A funny man wrote a funny skit. "Gee, you ought to live in fresh water awhile," said the salmon to the whale. "What's fresh water?" asked the whale. "It's free from salt," answered the salmon. "Salt? What's salt?" asked the whale. "It's what the ocean is full of" quoth the salmon. "What's the ocean?" queried the whale. The whale, you see, had no means of comparison because he had never been anywhere. He didn't even know he was a whale.

So the peace man and the war man may debate in the same silly way until the war man becomes a peace man and the changing world becomes fixed as a peace world.
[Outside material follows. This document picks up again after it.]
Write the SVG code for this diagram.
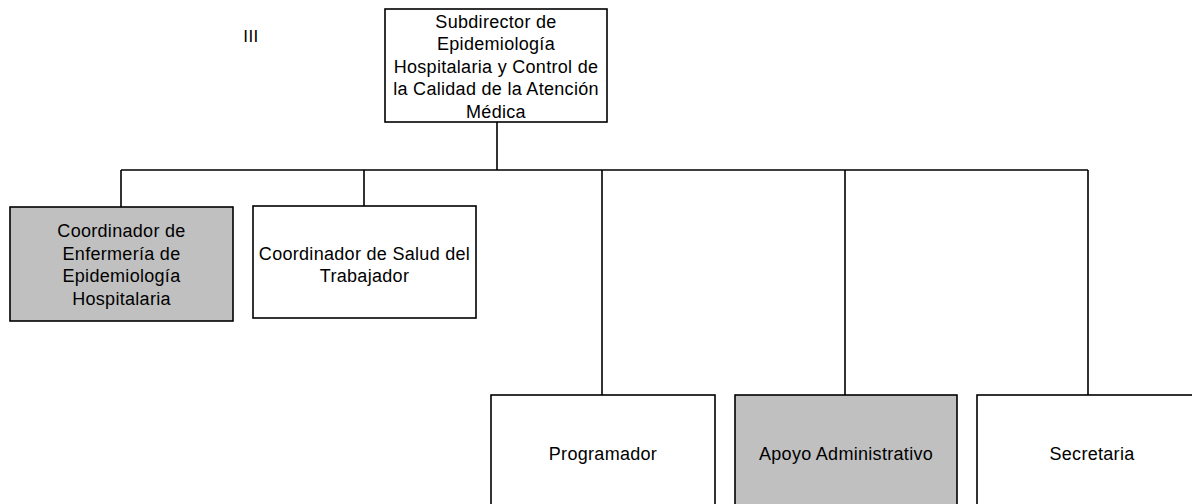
<svg xmlns="http://www.w3.org/2000/svg" width="1192" height="504" viewBox="0 0 1192 504">
<style>
.box{fill:#ffffff;stroke:#000000;stroke-width:1.6}
.grey{fill:#c0c0c0}
.t{font-family:"Liberation Sans",Arial,sans-serif;font-size:18px;fill:#000000;text-anchor:middle;letter-spacing:0.3px}
.c{fill:none;stroke:#000000;stroke-width:1.6}
</style>
<rect width="1192" height="504" fill="#ffffff"/>
<text x="251" y="42" style="font-family:'Liberation Sans',Arial,sans-serif;font-size:17px;fill:#000000;text-anchor:middle;letter-spacing:0.5px">III</text>
<g id="connectors">
<path class="c" d="M497 122V170M121 170H1088M121 170V207M364 170V206M602 170V395M845 170V395M1088 170V395"/>
</g>
<g id="n-subdirector">
<rect class="box" x="385" y="9" width="222" height="113"/>
<text class="t" x="496" y="27.5">Subdirector de</text>
<text class="t" x="496" y="50">Epidemiología</text>
<text class="t" x="496" y="72.5">Hospitalaria y Control de</text>
<text class="t" x="496" y="95">la Calidad de la Atención</text>
<text class="t" x="496" y="117.5">Médica</text>
</g>
<g id="n-coord-enfermeria">
<rect class="box grey" x="10" y="207" width="223" height="114"/>
<text class="t" x="121.5" y="237">Coordinador de</text>
<text class="t" x="121.5" y="259.5">Enfermería de</text>
<text class="t" x="121.5" y="282">Epidemiología</text>
<text class="t" x="121.5" y="304.5">Hospitalaria</text>
</g>
<g id="n-coord-salud">
<rect class="box" x="253" y="206" width="223" height="112"/>
<text class="t" x="364.5" y="259.5">Coordinador de Salud del</text>
<text class="t" x="364.5" y="282">Trabajador</text>
</g>
<g id="n-programador">
<rect class="box" x="491" y="395" width="224" height="130"/>
<text class="t" x="603" y="459.5">Programador</text>
</g>
<g id="n-apoyo">
<rect class="box grey" x="735" y="395" width="222" height="130"/>
<text class="t" x="846" y="459.5">Apoyo Administrativo</text>
</g>
<g id="n-secretaria">
<rect class="box" x="977" y="395" width="224" height="130"/>
<text class="t" x="1092" y="459.5">Secretaria</text>
</g>
</svg>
In January, 1931, the National Committee on the Cause and Cure of War will hold its Sixth Conference in Washington. The cooperating organizations now number eleven:

American Association of University Women
Council of women for Home Missions
Federation of Women's Boards of Foreign Missions of North America
General Federation of Women's Clubs
National Board of the Young Women's Christian Associations
National Council of Jewish Women
National League of Women Voters
National Woman's Christian Temperance Union
National Women's Trade Union League
National Federation of Business and Professional Women's Clubs
National Women's Conference of American Ethical Union

What will they do? They will learn how to give the strongest possible argument for every acceptable step forward toward construct- [unreadable] proposal. They will form a body of well-informed, enlightened peace makers and from this center, like rays of the sun, truth will radiate until the whole sky is emblazoned with its light. Women are enlisted in the business of changing the world from old to new. They are pretty certain that this is one thing they are here for. They are spreading fast and far the new philosophy. Man peace makers will preach, but women peace makers will to make no pause until the old system has given way to the new and ours has become a warless world. We are not yet fixing the date, but it will not be far distant.